Currently, the RDF of a person-record in the EDH data (in TTL format) looks like:

    a lawd:Person ;
    lawd:PersonalName "Nonia Optata"@lat ;
    gndo:gender <> ;
    nmo:hasStartDate "0071" ;
    nmo:hasEndDate "0130" ;
    snap:associatedPlace <> ,
        <> ;
    lawd:hasAttestation <> .

We identified a few problems with this data structure, and made recommendations as follows.

  1. We propose that EDH split the current person references in edh_people.ttl into: (a) one lawd:Person, which has the properties for name, gender, status, membership, and hasAttestation, and (b) one lawd:PersonAttestation, which has properties dct:Source (which points to the URI for the inscription itself) and lawd:Citation. Date and location etc. can then be derived from the inscription (which is where they belong).
  2. A few observations:
    1. Lawd:PersonalName is a class, not a property. The recommended property for a personal name as a string is foaf:name
    2. the language tag for Latin should be @la (not lat)

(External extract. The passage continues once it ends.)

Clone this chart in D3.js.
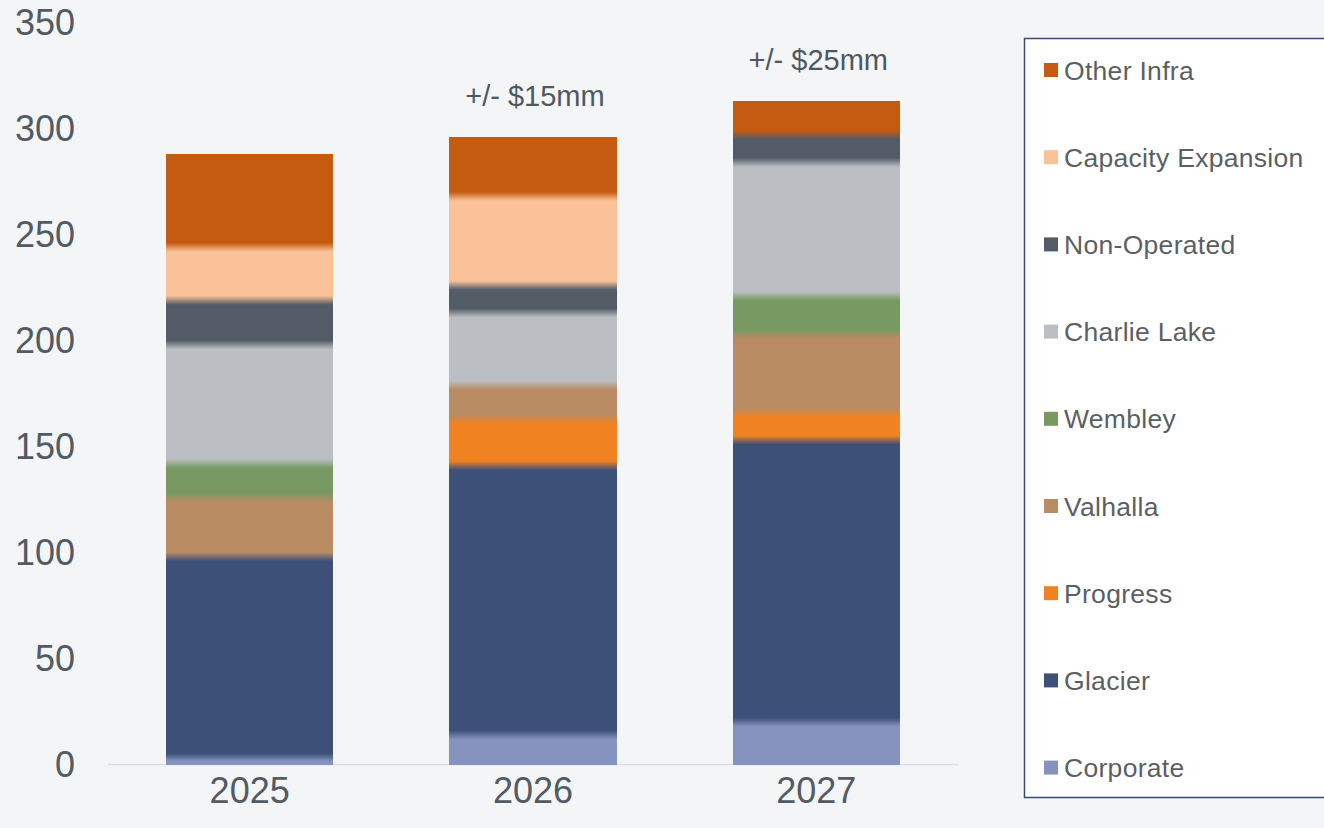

    3. there are currently thousands of empty strings tagged as Greek
    4. Nomisma date properties cannot be used on person, because the definition is inappropriate (and unclear)

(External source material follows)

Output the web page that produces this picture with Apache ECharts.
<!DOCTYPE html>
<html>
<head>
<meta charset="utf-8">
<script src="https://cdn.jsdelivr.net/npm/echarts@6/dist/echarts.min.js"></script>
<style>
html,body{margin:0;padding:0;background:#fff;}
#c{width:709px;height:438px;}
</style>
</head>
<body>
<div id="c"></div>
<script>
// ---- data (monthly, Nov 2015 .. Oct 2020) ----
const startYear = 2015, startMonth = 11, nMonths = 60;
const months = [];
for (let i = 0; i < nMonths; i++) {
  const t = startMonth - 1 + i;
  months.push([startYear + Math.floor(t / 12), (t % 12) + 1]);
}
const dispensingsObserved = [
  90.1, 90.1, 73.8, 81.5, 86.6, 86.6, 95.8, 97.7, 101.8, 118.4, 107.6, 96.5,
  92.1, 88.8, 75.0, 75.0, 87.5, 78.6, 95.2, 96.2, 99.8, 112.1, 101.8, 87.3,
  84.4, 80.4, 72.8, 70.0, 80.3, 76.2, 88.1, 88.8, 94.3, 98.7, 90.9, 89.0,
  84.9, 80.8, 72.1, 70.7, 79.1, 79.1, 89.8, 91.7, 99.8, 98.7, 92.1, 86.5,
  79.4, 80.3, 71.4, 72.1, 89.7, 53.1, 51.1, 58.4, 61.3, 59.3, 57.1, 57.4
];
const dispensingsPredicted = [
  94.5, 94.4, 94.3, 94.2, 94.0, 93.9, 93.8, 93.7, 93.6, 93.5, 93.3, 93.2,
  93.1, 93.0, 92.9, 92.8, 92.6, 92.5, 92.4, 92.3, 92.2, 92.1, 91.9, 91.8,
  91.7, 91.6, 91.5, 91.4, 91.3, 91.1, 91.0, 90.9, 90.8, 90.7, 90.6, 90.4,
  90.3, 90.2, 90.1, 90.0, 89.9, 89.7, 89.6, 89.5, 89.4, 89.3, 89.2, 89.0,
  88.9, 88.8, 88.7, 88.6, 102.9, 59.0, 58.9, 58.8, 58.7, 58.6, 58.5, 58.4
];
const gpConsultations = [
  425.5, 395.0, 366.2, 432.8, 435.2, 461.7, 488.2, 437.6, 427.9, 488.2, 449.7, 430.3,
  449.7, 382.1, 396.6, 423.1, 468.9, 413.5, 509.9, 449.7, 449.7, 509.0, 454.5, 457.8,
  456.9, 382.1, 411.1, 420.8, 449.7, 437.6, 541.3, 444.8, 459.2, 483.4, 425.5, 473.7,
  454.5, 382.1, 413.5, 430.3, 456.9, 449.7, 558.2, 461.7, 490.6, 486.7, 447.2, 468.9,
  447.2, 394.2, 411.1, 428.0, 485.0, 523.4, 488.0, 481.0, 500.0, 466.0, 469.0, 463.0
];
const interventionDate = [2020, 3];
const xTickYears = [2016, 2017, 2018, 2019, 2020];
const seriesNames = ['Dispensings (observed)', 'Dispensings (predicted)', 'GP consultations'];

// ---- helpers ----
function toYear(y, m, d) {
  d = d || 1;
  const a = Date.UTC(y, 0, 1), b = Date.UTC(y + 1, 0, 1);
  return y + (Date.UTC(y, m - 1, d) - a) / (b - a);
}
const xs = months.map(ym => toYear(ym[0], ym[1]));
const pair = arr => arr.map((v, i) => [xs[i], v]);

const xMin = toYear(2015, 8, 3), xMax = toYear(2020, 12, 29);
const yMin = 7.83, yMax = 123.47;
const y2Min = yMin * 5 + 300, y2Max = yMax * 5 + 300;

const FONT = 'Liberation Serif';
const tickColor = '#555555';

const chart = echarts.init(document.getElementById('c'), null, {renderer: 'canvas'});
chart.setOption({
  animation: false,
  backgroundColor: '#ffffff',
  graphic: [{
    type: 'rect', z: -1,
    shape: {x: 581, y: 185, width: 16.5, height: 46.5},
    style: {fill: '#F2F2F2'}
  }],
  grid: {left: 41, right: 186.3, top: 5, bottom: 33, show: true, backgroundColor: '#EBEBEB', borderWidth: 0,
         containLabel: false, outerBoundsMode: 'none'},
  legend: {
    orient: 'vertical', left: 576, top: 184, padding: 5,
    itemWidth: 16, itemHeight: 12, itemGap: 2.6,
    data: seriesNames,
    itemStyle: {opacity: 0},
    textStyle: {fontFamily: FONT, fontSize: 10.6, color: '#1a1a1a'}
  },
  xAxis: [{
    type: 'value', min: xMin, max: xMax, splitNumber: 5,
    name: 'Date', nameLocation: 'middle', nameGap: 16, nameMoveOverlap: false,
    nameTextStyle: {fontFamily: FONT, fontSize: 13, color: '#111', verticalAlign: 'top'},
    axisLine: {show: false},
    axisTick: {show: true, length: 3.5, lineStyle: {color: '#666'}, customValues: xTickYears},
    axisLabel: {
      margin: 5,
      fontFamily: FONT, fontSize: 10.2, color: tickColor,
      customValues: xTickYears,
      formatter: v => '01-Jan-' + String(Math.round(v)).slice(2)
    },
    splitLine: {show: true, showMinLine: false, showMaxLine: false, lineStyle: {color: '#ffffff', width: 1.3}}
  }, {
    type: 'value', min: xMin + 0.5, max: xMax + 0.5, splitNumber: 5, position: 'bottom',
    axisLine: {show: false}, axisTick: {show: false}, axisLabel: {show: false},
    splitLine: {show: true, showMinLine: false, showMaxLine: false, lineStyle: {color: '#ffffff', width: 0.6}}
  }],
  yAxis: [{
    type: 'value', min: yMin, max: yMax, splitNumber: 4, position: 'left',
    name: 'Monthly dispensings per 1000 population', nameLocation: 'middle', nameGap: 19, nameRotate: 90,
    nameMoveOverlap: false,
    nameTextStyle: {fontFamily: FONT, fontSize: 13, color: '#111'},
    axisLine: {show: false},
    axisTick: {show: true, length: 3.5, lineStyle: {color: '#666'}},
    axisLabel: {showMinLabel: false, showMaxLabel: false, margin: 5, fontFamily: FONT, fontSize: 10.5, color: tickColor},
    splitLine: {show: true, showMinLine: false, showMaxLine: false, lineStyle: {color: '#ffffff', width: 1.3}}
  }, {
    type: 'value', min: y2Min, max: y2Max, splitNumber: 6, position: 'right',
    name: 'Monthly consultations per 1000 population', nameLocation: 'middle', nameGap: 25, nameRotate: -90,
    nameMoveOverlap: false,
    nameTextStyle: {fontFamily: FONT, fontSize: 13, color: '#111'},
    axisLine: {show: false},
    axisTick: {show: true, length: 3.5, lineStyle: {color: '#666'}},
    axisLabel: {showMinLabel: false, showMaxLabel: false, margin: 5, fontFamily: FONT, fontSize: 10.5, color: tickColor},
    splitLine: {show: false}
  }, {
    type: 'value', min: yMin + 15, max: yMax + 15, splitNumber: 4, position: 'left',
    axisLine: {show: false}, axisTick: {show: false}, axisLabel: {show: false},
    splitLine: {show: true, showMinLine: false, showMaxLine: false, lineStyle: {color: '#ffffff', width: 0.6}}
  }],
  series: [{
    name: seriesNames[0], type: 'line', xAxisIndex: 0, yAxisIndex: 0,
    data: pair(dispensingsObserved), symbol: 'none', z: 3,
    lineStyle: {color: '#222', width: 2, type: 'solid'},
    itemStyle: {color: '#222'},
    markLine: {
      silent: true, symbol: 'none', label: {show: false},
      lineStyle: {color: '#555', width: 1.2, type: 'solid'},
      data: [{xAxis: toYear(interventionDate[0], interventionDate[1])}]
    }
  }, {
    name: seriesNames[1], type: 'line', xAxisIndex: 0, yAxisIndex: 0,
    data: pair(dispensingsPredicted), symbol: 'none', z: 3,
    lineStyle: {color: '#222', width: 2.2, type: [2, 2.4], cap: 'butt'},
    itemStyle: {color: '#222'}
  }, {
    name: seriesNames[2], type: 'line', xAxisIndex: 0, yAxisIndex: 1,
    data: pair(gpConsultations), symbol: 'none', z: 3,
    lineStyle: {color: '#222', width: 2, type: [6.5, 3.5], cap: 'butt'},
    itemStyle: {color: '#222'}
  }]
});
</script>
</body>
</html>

    5. As documented, Nomisma date properties refer only to numismatic dates, not epigraphic (I would request a modification to their documentation for this)

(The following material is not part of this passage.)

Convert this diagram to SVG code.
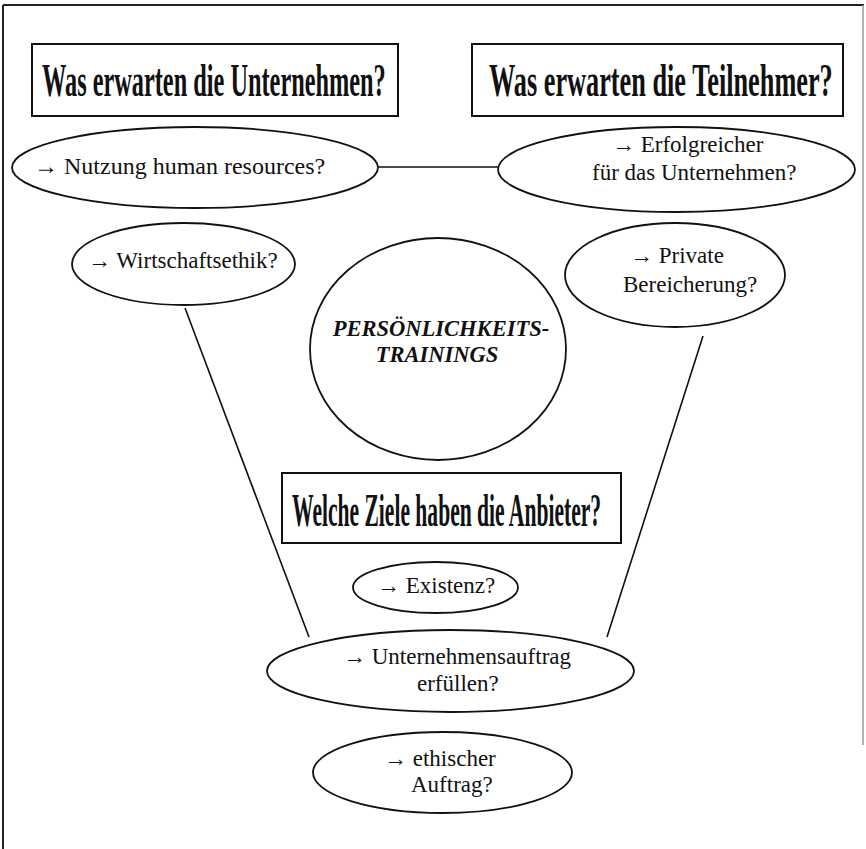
<svg xmlns="http://www.w3.org/2000/svg" width="866" height="849" viewBox="0 0 866 849">
<style>
.bg{fill:#ffffff}
.shape{fill:none;stroke:#111;stroke-width:1.8}
.box{fill:#fff;stroke:#111;stroke-width:2}
.conn{stroke:#111;stroke-width:1.6;fill:none}
.txt{font-family:"Liberation Serif","Times New Roman",serif;font-size:23px;fill:#111}
.head{font-family:"Liberation Serif","Times New Roman",serif;font-size:46px;font-weight:bold;fill:#111}
.center{font-family:"Liberation Serif","Times New Roman",serif;font-size:22.5px;font-weight:bold;font-style:italic;fill:#111}
</style>
<rect class="bg" x="0" y="0" width="866" height="849"/>
<g id="frame">
<line x1="3" y1="5" x2="864" y2="5" stroke="#222" stroke-width="2"/>
<line x1="3" y1="5" x2="3" y2="849" stroke="#222" stroke-width="2"/>
<line x1="863" y1="5" x2="863" y2="745" stroke="#999" stroke-width="1.5"/>
</g>
<g id="connectors">
<line class="conn" x1="378" y1="167" x2="498" y2="167"/>
<line class="conn" x1="185" y1="308" x2="309" y2="637"/>
<line class="conn" x1="703" y1="336" x2="607" y2="637"/>
</g>
<g id="box-unternehmen">
<rect class="box" x="32" y="44" width="366" height="72"/>
<text class="head" transform="translate(42,96) scale(0.55,1)" x="0" y="0" textLength="625" lengthAdjust="spacingAndGlyphs">Was erwarten die Unternehmen?</text>
</g>
<g id="box-teilnehmer">
<rect class="box" x="472" y="44" width="371" height="72"/>
<text class="head" transform="translate(489,96) scale(0.55,1)" x="0" y="0" textLength="625" lengthAdjust="spacingAndGlyphs">Was erwarten die Teilnehmer?</text>
</g>
<g id="node-nutzung">
<ellipse class="shape" cx="195" cy="167.5" rx="183" ry="40.5"/>
<text class="txt" x="34" y="174" style="font-size:24px">→ Nutzung human resources?</text>
</g>
<g id="node-erfolgreicher">
<ellipse class="shape" cx="676.5" cy="169.5" rx="178.5" ry="42.5"/>
<text class="txt" x="612" y="152">→ Erfolgreicher</text>
<text class="txt" x="592" y="180">für das Unternehmen?</text>
</g>
<g id="node-wirtschaftsethik">
<ellipse class="shape" cx="183.5" cy="264" rx="111.5" ry="41"/>
<text class="txt" x="88" y="268">→  Wirtschaftsethik?</text>
</g>
<g id="node-private">
<ellipse class="shape" cx="675" cy="275" rx="110" ry="52"/>
<text class="txt" x="630" y="263">→  Private</text>
<text class="txt" x="623" y="292">Bereicherung?</text>
</g>
<g id="node-trainings">
<ellipse class="shape" cx="438" cy="349" rx="128" ry="111"/>
<text class="center" x="441" y="336" text-anchor="middle">PERSÖNLICHKEITS-</text>
<text class="center" x="437" y="362" text-anchor="middle">TRAININGS</text>
</g>
<g id="box-anbieter">
<rect class="box" x="282" y="473" width="339" height="70"/>
<text class="head" transform="translate(292,526) scale(0.55,1)" x="0" y="0" textLength="562" lengthAdjust="spacingAndGlyphs">Welche Ziele haben die Anbieter?</text>
</g>
<g id="node-existenz">
<ellipse class="shape" cx="435.5" cy="587.5" rx="82.5" ry="25.5"/>
<text class="txt" x="377" y="593">→  Existenz?</text>
</g>
<g id="node-unternehmensauftrag">
<ellipse class="shape" cx="450.5" cy="671" rx="183.5" ry="41"/>
<text class="txt" x="343" y="664">→  Unternehmensauftrag</text>
<text class="txt" x="417" y="691">erfüllen?</text>
</g>
<g id="node-ethisch">
<ellipse class="shape" cx="442.5" cy="772.5" rx="129.5" ry="40.5"/>
<text class="txt" x="384" y="766">→ ethischer</text>
<text class="txt" x="411" y="792">Auftrag?</text>
</g>
</svg>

    6. the D-N.B ontology for gender is inadequate (which is partly why SNAP has avoided tagging gender so far); a better ontology may be found, but I would suggest plain text values for now
    7. to the person record, above, we could then add dct:identifier with the PIR number (and compare discussion of plans for disambiguation of PIR persons in another working group)